MDI Biological Laboratory

07/13/2024 | News release | Distributed by Public on 07/13/2024 08:40

MDI Bio Lab Data Team Taps the Cloud

Bioinformatics

MDI Bio Lab Data Team Taps the Cloud

  • July 13, 2024
Big data analysis is steadily moving away from local servers and into "the cloud". And the team in MDI Bio Lab's Computational Genomics and Data Science Core is playing a role in the biomedical world's transition.

The National Institutes of Health is helping researchers affordably access cloud services and environments while solving biological problems. As part of an NIH initiative, MDI Bio Lab collaborated with two commercial cloud service providers, Google and Deloitte, to develop a training module for cloud-based analysis of specific types of molecular activity.

Led by MDI Bio Lab Comparative Genomics and Data Science Core Director Joel Graber, Ph.D., and primarily implemented by analyst Ryan Seaman, the module addresses the use of software, data, and cloud services to make a deep dive on a cell sample's entire set of RNA - the messenger molecules that carry DNA instructions to tell a cell what proteins to make.

Taken together, a cell's RNA set is called its transcriptome, and its study called transcriptomics - the creation of a detailed snapshot of gene expression at a given moment in a cell's life. The training module focuses on using raw data to refine our knowledge of the possible transcripts that can be generated by each gene, information that is often incomplete for less well-studied organisms, such as the African turquoise killifish or axolotl (Mexican salamander).

It's one element in the growing field called "single-cell omics" which relies on crunching extraordinary amounts of data on RNA, DNA, proteins and other molecules in a sample to characterize an individual cell's functions.

Thanks to cloud services, individual researchers can remotely access the massive computer power needed to process these complex analyses. And they can rent that computing time by the hour - much less expensively than maintaining huge servers on premises.

As a bioinformatician, Seaman works as a human bridge connecting scientist and sample to data and remote server.

"Just this morning, I set up a computer for one of our summer students that's probably about 10 times more powerful than a desktop computer," Seaman says. "And it's like $1.50 an hour. So we can just use it for a couple hours. And then when we're done, just turn it off. Ten bucks, and you get basically a mega-computer."

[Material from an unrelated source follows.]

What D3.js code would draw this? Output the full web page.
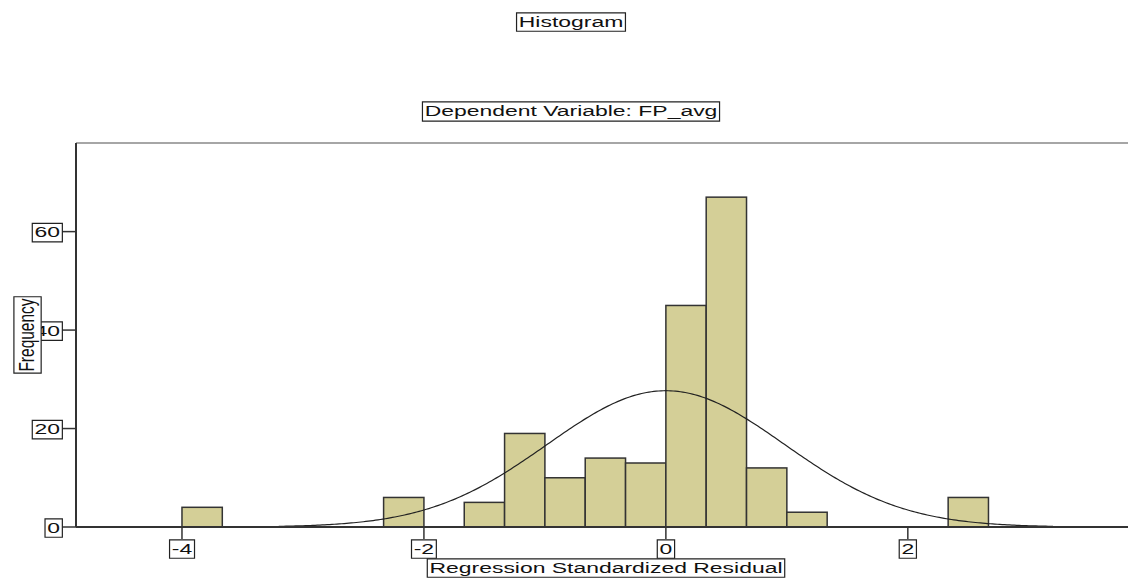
<!DOCTYPE html>
<html>
<head>
<meta charset="utf-8">
<script src="https://cdn.jsdelivr.net/npm/d3@7"></script>
<style>
  body { margin: 0; background: #fff; }
  text { font-family: "Liberation Sans", Arial, sans-serif; fill: #111; }
</style>
</head>
<body>
<script>
// histogram of regression standardized residuals
var binLo = [-4, -2.3333, -1.6667, -1.3333, -1, -0.6667, -0.3333, 0, 0.3333, 0.6667, 1, 2.3333];
var counts = [4, 6, 5, 19, 10, 14, 13, 45, 67, 12, 3, 6];
var binWidth = 1 / 3;
var xTicks = [-4, -2, 0, 2];
var yTicks = [0, 20, 40, 60];
var fitMean = 0, fitSd = 0.98, fitN = 204;

var width = 1128, height = 578;
var sx = 1.48; // the original picture is stretched sideways

var svg = d3.select("body").append("svg")
    .attr("width", width)
    .attr("height", height)

var x = d3.scaleLinear().domain([-4.876, 3.82]).range([76, 1128])
var y = d3.scaleLinear().domain([0, 78]).range([527, 143])

// boxed text, like the spss output
function boxed(g, t, px, py, rot, anchor) {
    var gg = g.append("g").attr("transform", "translate(" + px + "," + py + ") scale(" + sx + ",1)" + (rot ? " rotate(" + rot + ")" : ""))
    var tx = gg.append("text")
        .attr("text-anchor", anchor || "middle")
        .attr("dy", "0.36em")
        .style("font-size", "15.5px")
        .text(t)
    var b = tx.node().getBBox()
    gg.insert("rect", "text")
        .attr("x", b.x - 1.5).attr("y", b.y + 0.5)
        .attr("width", b.width + 3).attr("height", b.height + 1)
        .attr("fill", "white")
        .attr("stroke", "#222")
        .attr("stroke-width", 1.2)
        .attr("vector-effect", "non-scaling-stroke")
    return gg
}

boxed(svg, "Histogram", 571, 21)
boxed(svg, "Dependent Variable: FP_avg", 571, 110)

// frame
svg.append("line").attr("x1", 76).attr("x2", width).attr("y1", 143).attr("y2", 143)
    .attr("stroke", "#888").attr("stroke-width", 1.5)

// bars
svg.append("g").selectAll("rect")
    .data(binLo)
    .enter()
    .append("rect")
    .attr("x", d => x(d))
    .attr("width", d => x(d + binWidth) - x(d))
    .attr("y", (d, i) => y(counts[i]))
    .attr("height", (d, i) => y(0) - y(counts[i]))
    .attr("fill", "#d4cf97")
    .attr("stroke", "#333")
    .attr("stroke-width", 1.5)

// normal curve
var xs = d3.range(-3.2, 3.2001, 0.02)
var line = d3.line()
    .x(d => x(d))
    .y(d => y(fitN * binWidth * Math.exp(-0.5 * Math.pow((d - fitMean) / fitSd, 2)) / (fitSd * Math.sqrt(2 * Math.PI))))
svg.append("path")
    .datum(xs)
    .attr("d", line)
    .attr("fill", "none")
    .attr("stroke", "#222")
    .attr("stroke-width", 1.2)

// axes
svg.append("line").attr("x1", 76).attr("x2", 76).attr("y1", 143).attr("y2", 527)
    .attr("stroke", "#333").attr("stroke-width", 2)
svg.append("line").attr("x1", 76).attr("x2", width).attr("y1", 527).attr("y2", 527)
    .attr("stroke", "#333").attr("stroke-width", 2)

var gy = svg.append("g")
yTicks.forEach(function (v) {
    gy.append("line").attr("x1", 62).attr("x2", 76).attr("y1", y(v)).attr("y2", y(v))
        .attr("stroke", "#333").attr("stroke-width", 1.5)
    boxed(gy, v, 60, y(v), 0, "end")
})

var gx = svg.append("g")
xTicks.forEach(function (v) {
    gx.append("line").attr("x1", x(v)).attr("x2", x(v)).attr("y1", 527).attr("y2", 539)
        .attr("stroke", "#333").attr("stroke-width", 1.5)
    boxed(gx, v, x(v), 548)
})

boxed(svg, "Frequency", 26, 335, -90)
boxed(svg, "Regression Standardized Residual", 606, 567)
</script>
</body>
</html>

A 2023 graduate of Colby College, Seaman was first exposed to genomics analysis during a short course at MDI Bio Lab, sponsored by the Maine INBRE (an NIH-funded network of 17 higher education and research institutions led by MDI Bio Lab).

Administered by the NIH's NationaI Institute of General Medical Sciences, the national INBRE program is supporting the creation of cloud-based bioinformatics modules at INBRE networks around the country. The overall NIH program is called the Science and Technology Research Infrastructure for Discovery, Experimentation, and Sustainability (STRIDES) Initiative.

"It was just supposed to be a module to teach people how to do bioinformatics in the cloud," Seaman says. "I had no idea it was going to turn out to be a published paper."

Seaman came to the Lab as an entry-level analyst, and quickly bloomed into a critical part of the Computational Genomics and Data Science Core team, according to Graber, who is a co-author on the recent publication.

"He came in and helped drive the project to its conclusion," Graber says.

Research reported in this article was supported by an Institutional Development Award (IDeA) from the National Institute of General Medical Sciences of the National Institutes of Health under grant numbers P20GM103423.